Im Sommer 2010 schaffte es die globale Erwärmung dann doch in die Medien. Eine Hitzewelle setzte ganze Landstriche in Brand und hüllte Moskau in eine Rauchwolke. Die Menschen rangen nach Luft. Selbst den zahlreichen Klimaskeptikern in Russland verschlug es die Sprache. Sie mussten sich der Frage stellen, ob am Klimawandel doch etwas dran sei. Der galt bis dahin als übliche Übertreibung des Westens, mit der man der Energiemacht die Geschäfte vermiesen will. Hartnäckig hielt sich der Mythos: Würde es wärmer, könnte das frostige Russland nur profitieren. Man müsste weniger Geld für Pelze und Heizung ausgeben.

Die Veränderungen sind indes in Russland gravierend. Zwischen 1990 und 2000 stieg die Durchschnittstemperatur um 0,4 Grad. Bis 2015 soll sie laut hydrometeorologischem Dienst um weitere 0,6 Grad steigen. Registriert wurde auch eine jährliche Zunahme von Naturkatastrophen um 6,3 Prozent. Hurrikans, Hochwasser und Orkane könnten sich bis 2020 gar verdoppeln.
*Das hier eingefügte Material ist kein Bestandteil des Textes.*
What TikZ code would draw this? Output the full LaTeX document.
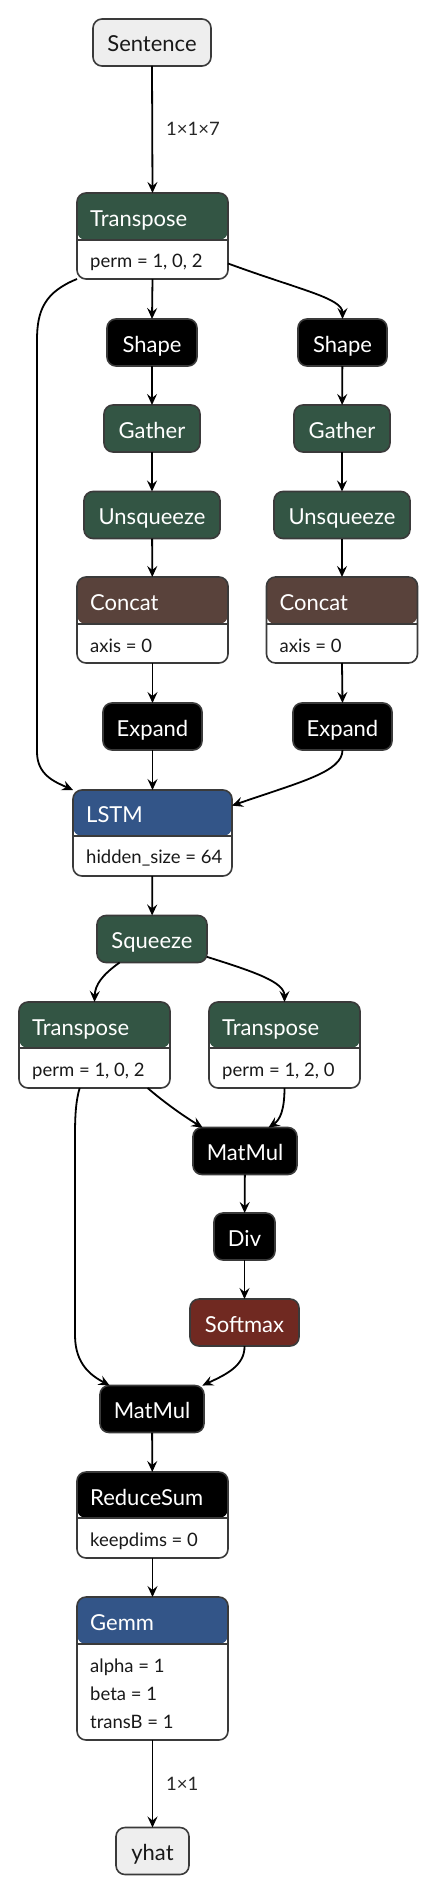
\documentclass[tikz,border=0pt]{standalone}
\usepackage{fontspec}
\setmainfont{Lato}
\usetikzlibrary{arrows.meta,calc}
\definecolor{trans}{RGB}{51,85,68}
\definecolor{tensorc}{RGB}{89,66,59}
\definecolor{layerc}{RGB}{51,85,136}
\definecolor{actc}{RGB}{112,41,33}
\definecolor{ioc}{RGB}{238,238,238}
\definecolor{bord}{RGB}{58,58,58}
\newcommand{\ttlfont}{\fontsize{22}{26}\selectfont}
\newcommand{\attrfont}{\fontsize{18.5}{22}\selectfont}
\tikzset{
  boxbase/.style={draw=bord, line width=1.6pt, rounded corners=9pt, inner sep=0pt, outer sep=0pt},
  simple/.style={boxbase, fill=#1, text=white, font=\ttlfont, minimum height=47pt, text height=21pt, text depth=2pt},
  iobox/.style={simple=ioc, text=black!90},
  opbox/.style n args={2}{boxbase, fill=white,
    path picture={\fill[#1] (path picture bounding box.north west) rectangle ([yshift=-#2]path picture bounding box.north east);
      \draw[bord,line width=1.6pt] ([yshift=-#2]path picture bounding box.north west) -- ([yshift=-#2]path picture bounding box.north east);}},
  ttl/.style={text=white, font=\ttlfont, inner sep=0pt, anchor=base west},
  attr/.style={text=black!90, font=\attrfont, inner sep=0pt, anchor=base west},
  elab/.style={text=black!85, font=\attrfont, inner sep=0pt, anchor=base west},
  edge/.style={draw=black, line width=1.8pt, -{Stealth[length=11pt,width=10pt,inset=4pt]}}
}
\begin{document}
\begin{tikzpicture}[x=1pt,y=-1pt]
\useasboundingbox (0,0) rectangle (438,1894);
\fill[white] (0,0) rectangle (438,1894);

% input
\node[iobox, minimum width=118pt] (sent) at (152,42.5) {Sentence};

% Transpose 1
\node[opbox={trans}{47pt}, minimum width=151pt, minimum height=86pt] (t1) at (152.5,236) {};
\node[ttl] (t1t) at ([shift={(13,33.5)}]t1.north west) {Transpose};
\node[attr] (t1a) at ([shift={(13,75)}]t1.north west) {perm = 1, 0, 2};

% left column
\node[simple=black, minimum width=90pt] (shl) at (152,342.5) {Shape};
\node[simple=trans, minimum width=96pt] (gal) at (152,428.5) {Gather};
\node[simple=trans, minimum width=136pt] (unl) at (152,515) {Unsqueeze};
\node[opbox={tensorc}{47pt}, minimum width=151pt, minimum height=86pt] (col) at (152.5,620) {};
\node[ttl] (colt) at ([shift={(13,33.5)}]col.north west) {Concat};
\node[attr] (cola) at ([shift={(13,75)}]col.north west) {axis = 0};
\node[simple=black, minimum width=99pt] (exl) at (152.5,726.5) {Expand};

% right column
\node[simple=black, minimum width=89pt] (shr) at (342.5,342.5) {Shape};
\node[simple=trans, minimum width=96pt] (gar) at (342,428.5) {Gather};
\node[simple=trans, minimum width=136pt] (unr) at (342,515) {Unsqueeze};
\node[opbox={tensorc}{47pt}, minimum width=151pt, minimum height=86pt] (cor) at (342,620) {};
\node[ttl] (cort) at ([shift={(13,33.5)}]cor.north west) {Concat};
\node[attr] (cora) at ([shift={(13,75)}]cor.north west) {axis = 0};
\node[simple=black, minimum width=99pt] (exr) at (342.5,726.5) {Expand};

% LSTM
\node[opbox={layerc}{46pt}, minimum width=159pt, minimum height=86pt] (lstm) at (152.5,833) {};
\node[ttl] (lstmt) at ([shift={(13,32.5)}]lstm.north west) {LSTM};
\node[attr] (lstma) at ([shift={(13,73.5)}]lstm.north west) {hidden\_size = 64};

\node[simple=trans, minimum width=110pt] (sq) at (152,939) {Squeeze};

\node[opbox={trans}{46pt}, minimum width=151pt, minimum height=86pt] (t2) at (94.5,1045) {};
\node[ttl] (t2t) at ([shift={(13,33.5)}]t2.north west) {Transpose};
\node[attr] (t2a) at ([shift={(13,74)}]t2.north west) {perm = 1, 0, 2};

\node[opbox={trans}{46pt}, minimum width=151pt, minimum height=86pt] (t3) at (284.5,1045) {};
\node[ttl] (t3t) at ([shift={(13,33.5)}]t3.north west) {Transpose};
\node[attr] (t3a) at ([shift={(13,74)}]t3.north west) {perm = 1, 2, 0};

\node[simple=black, minimum width=104pt] (mm1) at (245,1151) {MatMul};
\node[simple=black, minimum width=61pt] (div) at (244.5,1236.5) {Div};
\node[simple=actc, minimum width=109pt] (soft) at (244.5,1322.5) {Softmax};
\node[simple=black, minimum width=104pt] (mm2) at (152,1409) {MatMul};

\node[opbox={black}{46pt}, minimum width=151pt, minimum height=86pt] (rs) at (152.5,1515) {};
\node[ttl] (rst) at ([shift={(13,33.5)}]rs.north west) {ReduceSum};
\node[attr] (rsa) at ([shift={(13,74)}]rs.north west) {keepdims = 0};

\node[opbox={layerc}{47pt}, minimum width=151pt, minimum height=143pt] (gemm) at (152.5,1668.5) {};
\node[ttl] (gemmt) at ([shift={(13,33.5)}]gemm.north west) {Gemm};
\node[attr] (gemma1) at ([shift={(13,75)}]gemm.north west) {alpha = 1};
\node[attr] (gemma2) at ([shift={(13,103)}]gemm.north west) {beta = 1};
\node[attr] (gemma3) at ([shift={(13,131)}]gemm.north west) {transB = 1};

\node[iobox, minimum width=73pt] (yhat) at (152.5,1851) {yhat};

% edge labels
\node[elab] (l1) at (166,136) {1×1×7};
\node[elab] (l2) at (166,1790) {1×1};

% edges
\draw[edge] (sent.south) -- (t1.north);
\draw[edge] (t1.south) -- (shl.north);
\draw[edge] (t1.-20) .. controls (300,290) and (342.5,298) .. (shr.north);
\draw[edge] (t1.south west) .. controls (45,292) and (37,310) .. (37,340) -- (37,752) .. controls (37,775) and (55,782) .. (lstm.north west);
\draw[edge] (shl) -- (gal);
\draw[edge] (gal) -- (unl);
\draw[edge] (unl) -- (col);
\draw[edge] (col) -- (exl);
\draw[edge] (exl) -- (lstm);
\draw[edge] (shr) -- (gar);
\draw[edge] (gar) -- (unr);
\draw[edge] (unr) -- (cor);
\draw[edge] (cor.south) -- (exr.north);
\draw[edge] (exr.south) .. controls (342.5,772) and (300,782) .. (lstm.19);
\draw[edge] (lstm) -- (sq);
\draw[edge] (sq.216) .. controls (102,975) and (95,985) .. (t2.north);
\draw[edge] (sq.-18) .. controls (255,972) and (284.5,982) .. (t3.north);
\draw[edge] (t2.251) .. controls (76,1100) and (75,1115) .. (75,1135) -- (75,1335) .. controls (75,1365) and (92,1376) .. (mm2.151);
\draw[edge] (t2.-39) .. controls (165,1103) and (185,1117) .. (mm1.151);
\draw[edge] (t3.south) .. controls (284.5,1110) and (280,1120) .. (mm1.45);
\draw[edge] (mm1) -- (div);
\draw[edge] (div) -- (soft);
\draw[edge] (soft.south) .. controls (245,1366) and (225,1375) .. (mm2.25);
\draw[edge] (mm2) -- (rs);
\draw[edge] (rs) -- (gemm);
\draw[edge] (gemm) -- (yhat);
\end{tikzpicture}
\end{document}
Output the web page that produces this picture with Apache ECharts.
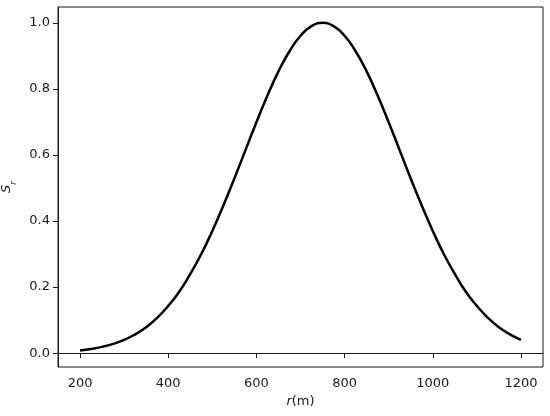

Welche ökonomischen und sozialen Folgen die Verschiebung von Landschaftszonen nach sich zieht, muss noch untersucht worden. Klarer sind die Folgen der abtauenden Permafrostböden, die 67 Prozent der Landesfläche bedecken. Die dadurch freigesetzten Gase werden den Treibhauseffekt verstärken. Zunächst nimmt aber die Infrastruktur Schaden. Straßen, Häuser, Pipelines versinken in sumpfigen Böden. Dabei warnte schon der Philosoph Konstantin Leontjew vor hundert Jahren: „Russland muss man ein bisschen einfrieren, damit es nicht verwest.“

Klaus-Helge Donath

Die Grafik zeigt indes nur die absoluten Werte. Sie berücksichtigt nicht die historischen Emissionen der Industrieländer, mit denen diese in den letzten hundert Jahren ihren Reichtum begründet und die Atmosphäre aufgeladen haben. Sie zeigt auch nicht die extremen Unterschiede beim CO2-Ausstoß pro Kopf: Ein US-Bürger steht für etwa 18 Tonnen CO2-Emissionen pro Jahr, ein Inder nur für 2 Tonnen.